"My demand of the philosopher is well known: that he take his stand beyond good and evil and treat the illusion of moral judgment as beneath him. This demand follows from an insight that I was the first to articulate: that there are no moral facts. Moral and religious judgments are based on realities that do not exist. Morality is merely an interpretation of certain phenomena — more precisely, a misinterpretation."

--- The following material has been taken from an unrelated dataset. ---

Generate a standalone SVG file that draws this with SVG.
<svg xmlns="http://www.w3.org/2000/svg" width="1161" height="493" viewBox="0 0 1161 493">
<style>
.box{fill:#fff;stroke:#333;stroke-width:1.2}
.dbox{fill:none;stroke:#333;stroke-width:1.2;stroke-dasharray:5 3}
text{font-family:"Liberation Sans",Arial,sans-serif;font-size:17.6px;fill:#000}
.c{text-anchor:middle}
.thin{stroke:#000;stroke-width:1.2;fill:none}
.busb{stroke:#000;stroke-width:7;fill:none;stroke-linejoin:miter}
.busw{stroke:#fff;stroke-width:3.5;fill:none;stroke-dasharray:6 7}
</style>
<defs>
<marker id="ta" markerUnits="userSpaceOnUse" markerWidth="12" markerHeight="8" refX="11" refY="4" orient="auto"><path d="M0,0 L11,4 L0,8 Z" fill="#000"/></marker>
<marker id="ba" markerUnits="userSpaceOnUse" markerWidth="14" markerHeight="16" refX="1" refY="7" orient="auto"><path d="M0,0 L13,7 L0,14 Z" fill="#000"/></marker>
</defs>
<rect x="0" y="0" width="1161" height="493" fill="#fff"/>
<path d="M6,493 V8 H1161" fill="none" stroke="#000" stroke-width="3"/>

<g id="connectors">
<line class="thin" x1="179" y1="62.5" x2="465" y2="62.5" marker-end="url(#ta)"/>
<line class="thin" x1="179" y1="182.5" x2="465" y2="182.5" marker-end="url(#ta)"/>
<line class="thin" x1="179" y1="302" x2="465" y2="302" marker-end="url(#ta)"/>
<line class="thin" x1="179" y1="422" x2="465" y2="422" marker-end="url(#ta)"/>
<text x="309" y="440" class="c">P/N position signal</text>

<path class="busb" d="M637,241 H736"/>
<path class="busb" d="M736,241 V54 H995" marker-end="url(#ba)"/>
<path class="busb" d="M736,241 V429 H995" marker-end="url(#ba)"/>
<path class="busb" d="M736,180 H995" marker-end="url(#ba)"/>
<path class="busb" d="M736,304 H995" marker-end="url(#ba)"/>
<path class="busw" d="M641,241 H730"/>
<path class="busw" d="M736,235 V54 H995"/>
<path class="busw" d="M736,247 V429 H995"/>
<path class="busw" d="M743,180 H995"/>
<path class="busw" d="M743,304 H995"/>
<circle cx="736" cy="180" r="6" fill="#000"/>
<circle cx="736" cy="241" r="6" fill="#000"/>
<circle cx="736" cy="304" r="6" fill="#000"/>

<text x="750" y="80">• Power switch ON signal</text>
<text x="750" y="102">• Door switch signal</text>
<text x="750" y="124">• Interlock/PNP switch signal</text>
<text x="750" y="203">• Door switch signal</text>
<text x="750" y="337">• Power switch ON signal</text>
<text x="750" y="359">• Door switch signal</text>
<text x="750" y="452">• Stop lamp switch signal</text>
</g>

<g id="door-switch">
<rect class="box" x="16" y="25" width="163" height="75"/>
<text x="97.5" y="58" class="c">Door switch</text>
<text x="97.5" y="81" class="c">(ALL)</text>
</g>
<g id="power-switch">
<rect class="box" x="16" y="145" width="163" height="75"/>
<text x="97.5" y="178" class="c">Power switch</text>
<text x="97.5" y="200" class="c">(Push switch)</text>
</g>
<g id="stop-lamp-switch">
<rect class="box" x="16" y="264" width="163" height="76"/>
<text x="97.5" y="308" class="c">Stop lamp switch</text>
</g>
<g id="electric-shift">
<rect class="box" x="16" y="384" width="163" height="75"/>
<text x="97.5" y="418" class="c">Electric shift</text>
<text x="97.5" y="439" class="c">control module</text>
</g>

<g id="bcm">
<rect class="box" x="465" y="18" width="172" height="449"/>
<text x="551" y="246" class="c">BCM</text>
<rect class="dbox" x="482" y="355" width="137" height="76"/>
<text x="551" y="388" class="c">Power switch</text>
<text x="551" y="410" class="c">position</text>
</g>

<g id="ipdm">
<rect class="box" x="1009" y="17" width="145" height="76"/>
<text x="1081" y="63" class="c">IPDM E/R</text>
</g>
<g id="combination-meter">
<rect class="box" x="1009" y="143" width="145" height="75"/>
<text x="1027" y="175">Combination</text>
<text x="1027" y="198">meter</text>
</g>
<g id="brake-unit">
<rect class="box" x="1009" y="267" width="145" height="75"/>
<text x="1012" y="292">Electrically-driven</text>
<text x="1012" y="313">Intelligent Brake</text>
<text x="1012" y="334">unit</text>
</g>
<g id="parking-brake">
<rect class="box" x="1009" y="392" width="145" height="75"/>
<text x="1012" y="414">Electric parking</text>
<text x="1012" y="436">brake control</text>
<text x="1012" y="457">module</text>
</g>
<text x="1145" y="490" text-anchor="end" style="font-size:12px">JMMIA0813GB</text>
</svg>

As I see it, what I call nihilism is primarily just the honest acknowledgment that one does not know "right from wrong," in any deep, metaphysical sense. One may know one's own emotional reaction to a given phenomenon (you may react with disgust and disapproval at the notion of, say, willful murder or some particular instance of cruelty) but this says more about your own constitution than it does about the phenomenon in question. We shouldn't mistake our own emotional reactions to phenomena as indicators of moral truth, though this is not to say that we should treat these reactions as irrelevant, or just ignore them. When we react with great disgust and disapprobation upon witnessing or hearing about some event, we "misinterpret" the phenomena in question by assuming that these sentiments highlight some objective "moral fact."
While an objective morality may be out the window, I don't think this means that we ought to abandon ethics, so long as we consider "ethics" to mean something like "dealing with the question of how to live best." The question of how to live and act is perpetually relevant, and this is so even in the absence of genuine free will or final, static answers to such a question.